• [YOUR TASK]
Print word for word the first line of the listing below and every line after it, through the line with "(0,0) rectangle (1160,1254);". Leave out the pictures and the rest.

◆ ◆ ◆ ◆ ◆

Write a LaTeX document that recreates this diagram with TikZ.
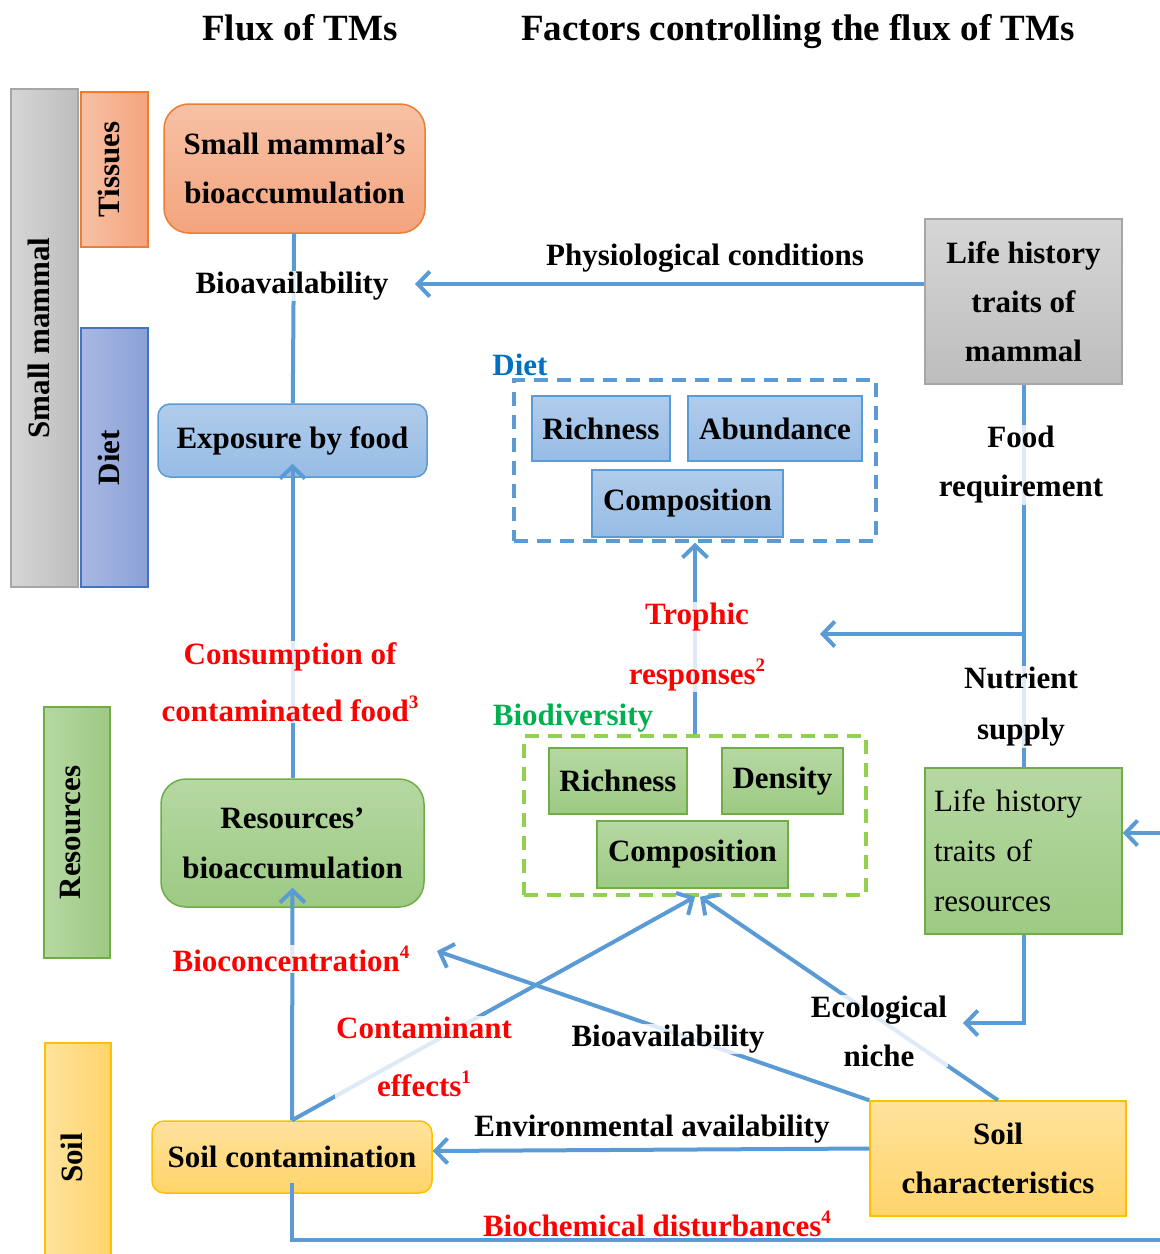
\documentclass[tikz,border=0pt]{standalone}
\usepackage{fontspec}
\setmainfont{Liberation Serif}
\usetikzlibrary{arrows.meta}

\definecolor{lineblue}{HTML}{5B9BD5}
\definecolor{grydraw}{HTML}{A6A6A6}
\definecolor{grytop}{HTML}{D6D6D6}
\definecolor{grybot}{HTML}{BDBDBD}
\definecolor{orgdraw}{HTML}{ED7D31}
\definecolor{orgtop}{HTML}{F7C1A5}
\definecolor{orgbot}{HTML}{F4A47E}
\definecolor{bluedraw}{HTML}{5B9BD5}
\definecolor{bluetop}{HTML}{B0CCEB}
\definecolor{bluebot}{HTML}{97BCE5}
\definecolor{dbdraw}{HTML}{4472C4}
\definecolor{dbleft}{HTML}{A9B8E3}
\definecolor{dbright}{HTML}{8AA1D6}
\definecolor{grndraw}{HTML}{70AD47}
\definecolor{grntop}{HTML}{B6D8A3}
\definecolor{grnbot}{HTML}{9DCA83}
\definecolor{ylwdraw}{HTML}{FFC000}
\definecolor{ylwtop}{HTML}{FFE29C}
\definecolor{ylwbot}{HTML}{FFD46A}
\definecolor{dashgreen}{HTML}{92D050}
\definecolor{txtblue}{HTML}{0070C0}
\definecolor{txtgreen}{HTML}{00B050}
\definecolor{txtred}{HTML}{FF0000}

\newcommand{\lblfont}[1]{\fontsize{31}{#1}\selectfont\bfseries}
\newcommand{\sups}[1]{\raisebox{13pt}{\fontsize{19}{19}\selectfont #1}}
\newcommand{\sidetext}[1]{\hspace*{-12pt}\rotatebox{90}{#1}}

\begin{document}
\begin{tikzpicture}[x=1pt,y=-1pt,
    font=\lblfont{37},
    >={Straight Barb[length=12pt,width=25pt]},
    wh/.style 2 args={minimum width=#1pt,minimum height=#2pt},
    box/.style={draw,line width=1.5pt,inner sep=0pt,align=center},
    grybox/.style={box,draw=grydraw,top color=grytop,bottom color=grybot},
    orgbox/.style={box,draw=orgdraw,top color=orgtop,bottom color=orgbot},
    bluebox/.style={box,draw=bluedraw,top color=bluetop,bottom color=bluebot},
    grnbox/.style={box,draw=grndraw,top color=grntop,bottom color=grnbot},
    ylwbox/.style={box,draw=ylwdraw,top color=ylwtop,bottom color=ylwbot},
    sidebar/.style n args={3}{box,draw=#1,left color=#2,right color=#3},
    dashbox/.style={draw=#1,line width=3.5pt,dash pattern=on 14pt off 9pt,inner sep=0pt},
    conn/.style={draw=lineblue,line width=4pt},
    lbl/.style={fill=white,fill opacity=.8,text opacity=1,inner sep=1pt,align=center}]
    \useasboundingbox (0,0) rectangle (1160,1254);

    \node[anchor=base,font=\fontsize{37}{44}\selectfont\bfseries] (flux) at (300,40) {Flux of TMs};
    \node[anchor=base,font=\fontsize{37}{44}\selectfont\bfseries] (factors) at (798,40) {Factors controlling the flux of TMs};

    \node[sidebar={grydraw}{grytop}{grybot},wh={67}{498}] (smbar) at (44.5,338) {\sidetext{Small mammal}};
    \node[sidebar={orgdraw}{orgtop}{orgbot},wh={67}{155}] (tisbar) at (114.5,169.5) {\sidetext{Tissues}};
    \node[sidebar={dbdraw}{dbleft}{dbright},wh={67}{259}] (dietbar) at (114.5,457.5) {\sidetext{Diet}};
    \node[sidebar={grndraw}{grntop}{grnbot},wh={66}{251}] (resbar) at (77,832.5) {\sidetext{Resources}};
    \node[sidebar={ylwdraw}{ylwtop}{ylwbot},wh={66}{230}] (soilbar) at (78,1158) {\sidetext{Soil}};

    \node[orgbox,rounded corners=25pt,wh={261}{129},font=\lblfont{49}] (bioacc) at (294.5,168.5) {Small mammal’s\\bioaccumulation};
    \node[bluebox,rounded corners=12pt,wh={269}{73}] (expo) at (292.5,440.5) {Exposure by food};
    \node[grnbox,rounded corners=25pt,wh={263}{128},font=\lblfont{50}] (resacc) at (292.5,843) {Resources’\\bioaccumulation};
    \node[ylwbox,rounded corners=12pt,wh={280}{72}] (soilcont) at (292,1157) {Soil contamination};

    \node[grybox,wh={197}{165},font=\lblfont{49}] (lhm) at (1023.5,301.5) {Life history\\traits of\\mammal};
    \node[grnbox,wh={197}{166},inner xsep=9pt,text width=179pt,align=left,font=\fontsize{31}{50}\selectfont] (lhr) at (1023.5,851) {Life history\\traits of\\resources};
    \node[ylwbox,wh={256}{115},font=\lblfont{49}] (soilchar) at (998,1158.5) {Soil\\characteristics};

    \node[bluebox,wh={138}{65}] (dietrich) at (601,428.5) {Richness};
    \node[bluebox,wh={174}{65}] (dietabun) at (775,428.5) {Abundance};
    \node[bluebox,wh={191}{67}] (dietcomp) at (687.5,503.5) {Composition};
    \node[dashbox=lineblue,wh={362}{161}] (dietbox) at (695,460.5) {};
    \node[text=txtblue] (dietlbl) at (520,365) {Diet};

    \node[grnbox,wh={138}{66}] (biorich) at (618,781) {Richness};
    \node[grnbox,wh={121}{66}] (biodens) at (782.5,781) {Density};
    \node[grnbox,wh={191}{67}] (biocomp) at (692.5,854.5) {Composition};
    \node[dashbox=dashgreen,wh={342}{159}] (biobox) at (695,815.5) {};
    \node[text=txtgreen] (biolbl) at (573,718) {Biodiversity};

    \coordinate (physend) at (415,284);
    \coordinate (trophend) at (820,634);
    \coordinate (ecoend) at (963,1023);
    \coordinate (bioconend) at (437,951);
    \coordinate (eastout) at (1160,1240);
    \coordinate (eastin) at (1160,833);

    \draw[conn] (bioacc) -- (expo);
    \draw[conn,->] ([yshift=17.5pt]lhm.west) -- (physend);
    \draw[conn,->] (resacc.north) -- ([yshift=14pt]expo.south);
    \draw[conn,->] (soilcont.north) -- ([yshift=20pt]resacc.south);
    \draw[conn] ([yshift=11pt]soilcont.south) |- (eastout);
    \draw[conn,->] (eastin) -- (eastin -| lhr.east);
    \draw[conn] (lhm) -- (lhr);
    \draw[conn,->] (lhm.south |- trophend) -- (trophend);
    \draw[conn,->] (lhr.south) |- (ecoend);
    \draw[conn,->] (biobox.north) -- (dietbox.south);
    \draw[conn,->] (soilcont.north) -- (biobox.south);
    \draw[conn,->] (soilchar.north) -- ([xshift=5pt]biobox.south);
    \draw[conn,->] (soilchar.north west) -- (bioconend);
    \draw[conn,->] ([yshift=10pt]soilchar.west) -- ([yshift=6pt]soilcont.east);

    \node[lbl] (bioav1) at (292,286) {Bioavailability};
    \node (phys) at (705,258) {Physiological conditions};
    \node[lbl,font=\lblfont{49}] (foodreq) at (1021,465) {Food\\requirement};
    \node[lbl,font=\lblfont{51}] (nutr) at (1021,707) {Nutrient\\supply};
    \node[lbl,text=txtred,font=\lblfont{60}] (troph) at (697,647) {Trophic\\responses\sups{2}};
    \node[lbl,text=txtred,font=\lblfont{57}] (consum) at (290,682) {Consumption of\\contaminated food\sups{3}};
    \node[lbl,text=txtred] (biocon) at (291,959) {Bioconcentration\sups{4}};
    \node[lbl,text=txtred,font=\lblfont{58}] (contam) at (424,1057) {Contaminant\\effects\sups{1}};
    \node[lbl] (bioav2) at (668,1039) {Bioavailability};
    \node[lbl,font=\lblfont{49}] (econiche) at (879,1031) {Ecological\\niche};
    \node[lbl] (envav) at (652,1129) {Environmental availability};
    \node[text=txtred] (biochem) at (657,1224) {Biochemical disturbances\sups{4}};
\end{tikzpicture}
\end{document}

◆ ◆ ◆ ◆ ◆

• [RESPONSE]
Write a LaTeX document that recreates this diagram with TikZ.
\documentclass[tikz,border=0pt]{standalone}
\usepackage{fontspec}
\setmainfont{Liberation Serif}
\usetikzlibrary{arrows.meta}

\definecolor{lineblue}{HTML}{5B9BD5}
\definecolor{grydraw}{HTML}{A6A6A6}
\definecolor{grytop}{HTML}{D6D6D6}
\definecolor{grybot}{HTML}{BDBDBD}
\definecolor{orgdraw}{HTML}{ED7D31}
\definecolor{orgtop}{HTML}{F7C1A5}
\definecolor{orgbot}{HTML}{F4A47E}
\definecolor{bluedraw}{HTML}{5B9BD5}
\definecolor{bluetop}{HTML}{B0CCEB}
\definecolor{bluebot}{HTML}{97BCE5}
\definecolor{dbdraw}{HTML}{4472C4}
\definecolor{dbleft}{HTML}{A9B8E3}
\definecolor{dbright}{HTML}{8AA1D6}
\definecolor{grndraw}{HTML}{70AD47}
\definecolor{grntop}{HTML}{B6D8A3}
\definecolor{grnbot}{HTML}{9DCA83}
\definecolor{ylwdraw}{HTML}{FFC000}
\definecolor{ylwtop}{HTML}{FFE29C}
\definecolor{ylwbot}{HTML}{FFD46A}
\definecolor{dashgreen}{HTML}{92D050}
\definecolor{txtblue}{HTML}{0070C0}
\definecolor{txtgreen}{HTML}{00B050}
\definecolor{txtred}{HTML}{FF0000}

\newcommand{\lblfont}[1]{\fontsize{31}{#1}\selectfont\bfseries}
\newcommand{\sups}[1]{\raisebox{13pt}{\fontsize{19}{19}\selectfont #1}}
\newcommand{\sidetext}[1]{\hspace*{-12pt}\rotatebox{90}{#1}}

\begin{document}
\begin{tikzpicture}[x=1pt,y=-1pt,
    font=\lblfont{37},
    >={Straight Barb[length=12pt,width=25pt]},
    wh/.style 2 args={minimum width=#1pt,minimum height=#2pt},
    box/.style={draw,line width=1.5pt,inner sep=0pt,align=center},
    grybox/.style={box,draw=grydraw,top color=grytop,bottom color=grybot},
    orgbox/.style={box,draw=orgdraw,top color=orgtop,bottom color=orgbot},
    bluebox/.style={box,draw=bluedraw,top color=bluetop,bottom color=bluebot},
    grnbox/.style={box,draw=grndraw,top color=grntop,bottom color=grnbot},
    ylwbox/.style={box,draw=ylwdraw,top color=ylwtop,bottom color=ylwbot},
    sidebar/.style n args={3}{box,draw=#1,left color=#2,right color=#3},
    dashbox/.style={draw=#1,line width=3.5pt,dash pattern=on 14pt off 9pt,inner sep=0pt},
    conn/.style={draw=lineblue,line width=4pt},
    lbl/.style={fill=white,fill opacity=.8,text opacity=1,inner sep=1pt,align=center}]
    \useasboundingbox (0,0) rectangle (1160,1254);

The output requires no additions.